Western Australia’s trade and economic relationship with China
The Bankwest Curtin Economics Centre was approached by the Australia China Business Council (ACBC) to evaluate the benefits of Western Australia’s trade, export and investment activity with China to the State’s households.
China is the second largest economy in the world and is Australia’s largest trading partner. Given that Western Australia accounts for some 44 per cent of Australian exports, the China-WA economic relationship is an important one for the Australian nation. In 2021 China accounted for 60 per cent of the state’s total exports and 19 per cent of the state’s total imports.
With such strong economic ties and with diplomatic tensions between Australia and China, it is more important now than ever before to understand the benefits of China-WA trade to Western Australian households.
Applying rigorous economic modelling, this report estimates that WA’s trade intensity with China increased household disposable income to the region of $7,900 in 2020-21. This equates to 5.5 per cent of household disposable income per capita and $8.4 billion on aggregate for WA households.
In terms of labour market effects, 2020-21 levels of trade with China are estimated to have contributed 244,000 jobs, and led to a 1 percentage point reduction in unemployment rates in Western Australia.

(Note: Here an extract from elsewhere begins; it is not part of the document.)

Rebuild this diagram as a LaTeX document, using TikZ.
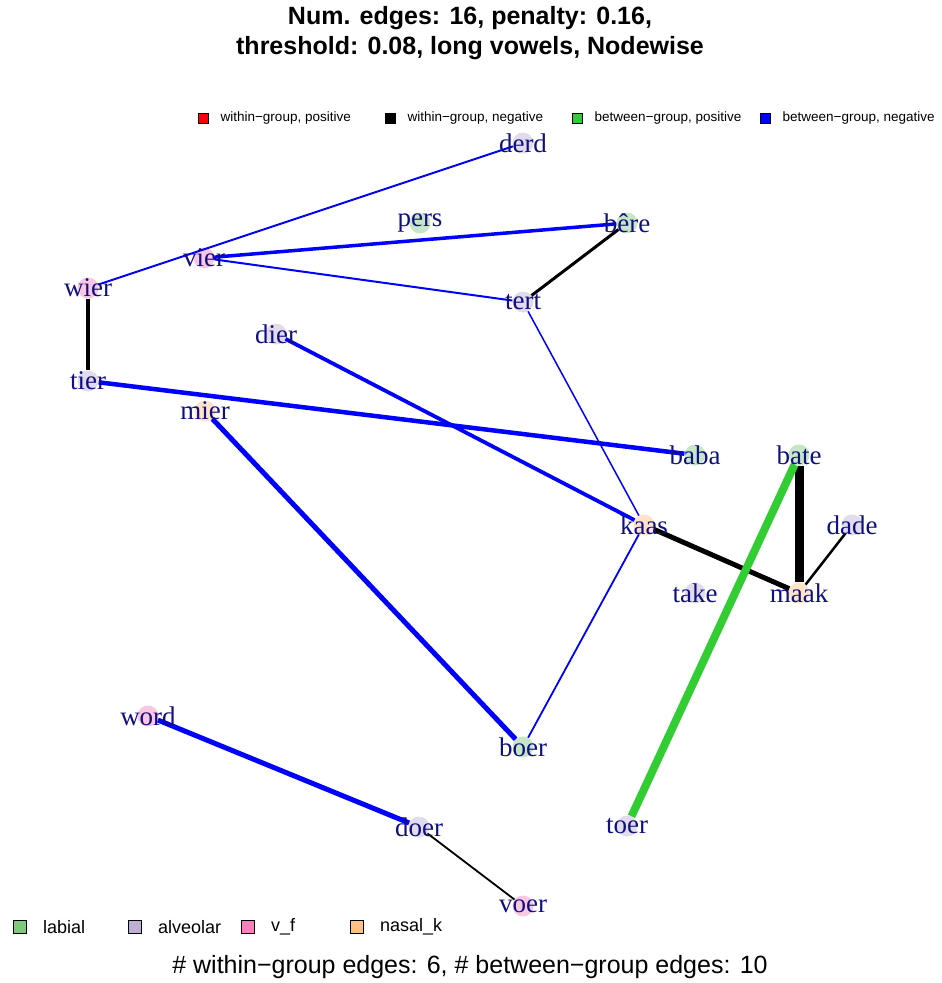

WA’s relationship with China is also found to reduce the cost of living for the state’s households. The total cost of WA’s imports would increase by around $3.9 billion (10.4 per cent) above the current $37.5 billion if Chinese imports were to be sourced from countries other than China.
And taking account of the share of imports that go towards final consumption, WA households would pay 3.4 per cent more for the same consumption items without China as a major import partner.